> Requirement
Set down each line of the material that follows, exactly, with no pictures.

[start Raw data]

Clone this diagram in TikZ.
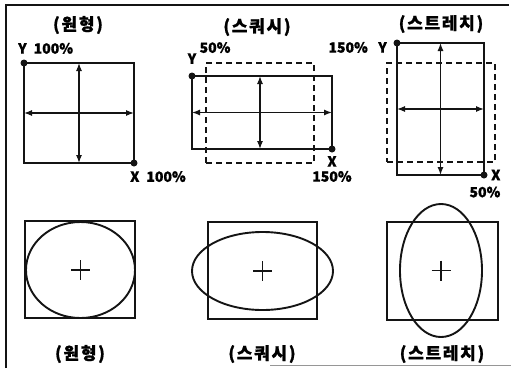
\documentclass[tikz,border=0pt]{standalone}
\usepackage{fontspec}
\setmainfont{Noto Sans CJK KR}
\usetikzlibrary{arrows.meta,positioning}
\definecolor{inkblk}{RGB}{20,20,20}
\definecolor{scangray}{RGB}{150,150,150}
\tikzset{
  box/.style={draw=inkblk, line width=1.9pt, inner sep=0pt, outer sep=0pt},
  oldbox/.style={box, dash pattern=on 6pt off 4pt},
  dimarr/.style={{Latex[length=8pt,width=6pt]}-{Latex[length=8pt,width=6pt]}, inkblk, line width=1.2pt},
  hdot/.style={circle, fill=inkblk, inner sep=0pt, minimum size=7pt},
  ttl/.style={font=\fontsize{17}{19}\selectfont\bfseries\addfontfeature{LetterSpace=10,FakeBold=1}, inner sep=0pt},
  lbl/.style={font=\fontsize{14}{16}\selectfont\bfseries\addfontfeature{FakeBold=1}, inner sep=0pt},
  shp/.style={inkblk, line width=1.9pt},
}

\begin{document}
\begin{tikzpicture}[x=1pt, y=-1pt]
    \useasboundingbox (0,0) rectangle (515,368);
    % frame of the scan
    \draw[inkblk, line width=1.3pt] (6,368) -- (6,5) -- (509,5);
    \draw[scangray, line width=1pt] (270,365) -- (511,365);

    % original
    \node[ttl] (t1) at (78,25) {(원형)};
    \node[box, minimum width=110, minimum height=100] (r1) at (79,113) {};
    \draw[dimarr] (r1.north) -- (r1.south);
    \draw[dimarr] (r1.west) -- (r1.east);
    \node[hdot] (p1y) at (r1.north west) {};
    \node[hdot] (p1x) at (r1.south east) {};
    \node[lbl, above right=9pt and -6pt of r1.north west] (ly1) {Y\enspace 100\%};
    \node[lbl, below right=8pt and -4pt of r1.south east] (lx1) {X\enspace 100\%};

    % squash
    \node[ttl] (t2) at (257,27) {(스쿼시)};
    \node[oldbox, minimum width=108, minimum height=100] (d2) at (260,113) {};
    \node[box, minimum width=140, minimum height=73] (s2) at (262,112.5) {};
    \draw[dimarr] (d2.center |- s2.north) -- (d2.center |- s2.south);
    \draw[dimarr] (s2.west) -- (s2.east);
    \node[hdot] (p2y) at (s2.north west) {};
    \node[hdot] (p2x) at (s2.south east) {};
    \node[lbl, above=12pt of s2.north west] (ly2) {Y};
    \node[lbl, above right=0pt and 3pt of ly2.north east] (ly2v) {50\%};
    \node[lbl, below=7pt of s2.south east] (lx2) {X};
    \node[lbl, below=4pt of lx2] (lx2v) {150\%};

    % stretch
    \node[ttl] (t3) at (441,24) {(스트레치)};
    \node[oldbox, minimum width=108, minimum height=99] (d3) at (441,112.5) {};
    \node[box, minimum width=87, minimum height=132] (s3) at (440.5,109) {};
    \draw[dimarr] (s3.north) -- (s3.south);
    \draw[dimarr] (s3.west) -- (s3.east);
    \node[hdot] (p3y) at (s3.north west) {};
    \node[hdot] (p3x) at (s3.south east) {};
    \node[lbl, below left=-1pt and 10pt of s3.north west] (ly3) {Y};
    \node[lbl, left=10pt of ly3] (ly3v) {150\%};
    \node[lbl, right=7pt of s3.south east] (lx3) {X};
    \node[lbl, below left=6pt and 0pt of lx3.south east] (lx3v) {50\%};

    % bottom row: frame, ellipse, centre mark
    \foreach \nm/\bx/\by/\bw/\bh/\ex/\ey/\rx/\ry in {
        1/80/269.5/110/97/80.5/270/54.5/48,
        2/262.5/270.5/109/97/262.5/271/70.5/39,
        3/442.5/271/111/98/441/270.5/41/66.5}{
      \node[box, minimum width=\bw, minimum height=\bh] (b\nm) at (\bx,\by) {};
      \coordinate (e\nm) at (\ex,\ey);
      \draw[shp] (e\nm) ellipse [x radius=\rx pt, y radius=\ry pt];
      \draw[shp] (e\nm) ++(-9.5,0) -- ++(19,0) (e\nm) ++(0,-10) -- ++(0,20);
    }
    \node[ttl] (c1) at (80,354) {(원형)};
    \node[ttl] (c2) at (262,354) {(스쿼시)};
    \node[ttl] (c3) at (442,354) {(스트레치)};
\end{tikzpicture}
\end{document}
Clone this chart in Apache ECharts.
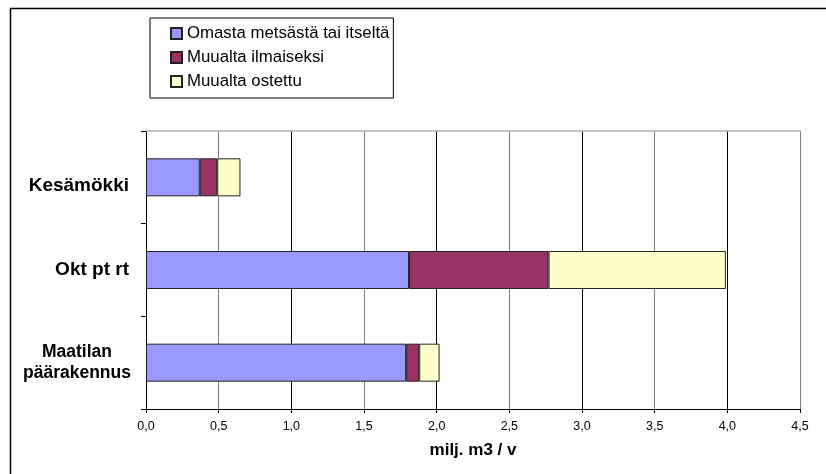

[end Raw data]

> Complete response
Clone this diagram in TikZ.
\documentclass[tikz,border=0pt]{standalone}
\usepackage{fontspec}
\setmainfont{Noto Sans CJK KR}
\usetikzlibrary{arrows.meta,positioning}
\definecolor{inkblk}{RGB}{20,20,20}
\definecolor{scangray}{RGB}{150,150,150}
\tikzset{
  box/.style={draw=inkblk, line width=1.9pt, inner sep=0pt, outer sep=0pt},
  oldbox/.style={box, dash pattern=on 6pt off 4pt},
  dimarr/.style={{Latex[length=8pt,width=6pt]}-{Latex[length=8pt,width=6pt]}, inkblk, line width=1.2pt},
  hdot/.style={circle, fill=inkblk, inner sep=0pt, minimum size=7pt},
  ttl/.style={font=\fontsize{17}{19}\selectfont\bfseries\addfontfeature{LetterSpace=10,FakeBold=1}, inner sep=0pt},
  lbl/.style={font=\fontsize{14}{16}\selectfont\bfseries\addfontfeature{FakeBold=1}, inner sep=0pt},
  shp/.style={inkblk, line width=1.9pt},
}

\begin{document}
\begin{tikzpicture}[x=1pt, y=-1pt]
    \useasboundingbox (0,0) rectangle (515,368);
    % frame of the scan
    \draw[inkblk, line width=1.3pt] (6,368) -- (6,5) -- (509,5);
    \draw[scangray, line width=1pt] (270,365) -- (511,365);

    % original
    \node[ttl] (t1) at (78,25) {(원형)};
    \node[box, minimum width=110, minimum height=100] (r1) at (79,113) {};
    \draw[dimarr] (r1.north) -- (r1.south);
    \draw[dimarr] (r1.west) -- (r1.east);
    \node[hdot] (p1y) at (r1.north west) {};
    \node[hdot] (p1x) at (r1.south east) {};
    \node[lbl, above right=9pt and -6pt of r1.north west] (ly1) {Y\enspace 100\%};
    \node[lbl, below right=8pt and -4pt of r1.south east] (lx1) {X\enspace 100\%};

    % squash
    \node[ttl] (t2) at (257,27) {(스쿼시)};
    \node[oldbox, minimum width=108, minimum height=100] (d2) at (260,113) {};
    \node[box, minimum width=140, minimum height=73] (s2) at (262,112.5) {};
    \draw[dimarr] (d2.center |- s2.north) -- (d2.center |- s2.south);
    \draw[dimarr] (s2.west) -- (s2.east);
    \node[hdot] (p2y) at (s2.north west) {};
    \node[hdot] (p2x) at (s2.south east) {};
    \node[lbl, above=12pt of s2.north west] (ly2) {Y};
    \node[lbl, above right=0pt and 3pt of ly2.north east] (ly2v) {50\%};
    \node[lbl, below=7pt of s2.south east] (lx2) {X};
    \node[lbl, below=4pt of lx2] (lx2v) {150\%};

    % stretch
    \node[ttl] (t3) at (441,24) {(스트레치)};
    \node[oldbox, minimum width=108, minimum height=99] (d3) at (441,112.5) {};
    \node[box, minimum width=87, minimum height=132] (s3) at (440.5,109) {};
    \draw[dimarr] (s3.north) -- (s3.south);
    \draw[dimarr] (s3.west) -- (s3.east);
    \node[hdot] (p3y) at (s3.north west) {};
    \node[hdot] (p3x) at (s3.south east) {};
    \node[lbl, below left=-1pt and 10pt of s3.north west] (ly3) {Y};
    \node[lbl, left=10pt of ly3] (ly3v) {150\%};
    \node[lbl, right=7pt of s3.south east] (lx3) {X};
    \node[lbl, below left=6pt and 0pt of lx3.south east] (lx3v) {50\%};

    % bottom row: frame, ellipse, centre mark
    \foreach \nm/\bx/\by/\bw/\bh/\ex/\ey/\rx/\ry in {
        1/80/269.5/110/97/80.5/270/54.5/48,
        2/262.5/270.5/109/97/262.5/271/70.5/39,
        3/442.5/271/111/98/441/270.5/41/66.5}{
      \node[box, minimum width=\bw, minimum height=\bh] (b\nm) at (\bx,\by) {};
      \coordinate (e\nm) at (\ex,\ey);
      \draw[shp] (e\nm) ellipse [x radius=\rx pt, y radius=\ry pt];
      \draw[shp] (e\nm) ++(-9.5,0) -- ++(19,0) (e\nm) ++(0,-10) -- ++(0,20);
    }
    \node[ttl] (c1) at (80,354) {(원형)};
    \node[ttl] (c2) at (262,354) {(스쿼시)};
    \node[ttl] (c3) at (442,354) {(스트레치)};
\end{tikzpicture}
\end{document}
Clone this chart in Apache ECharts.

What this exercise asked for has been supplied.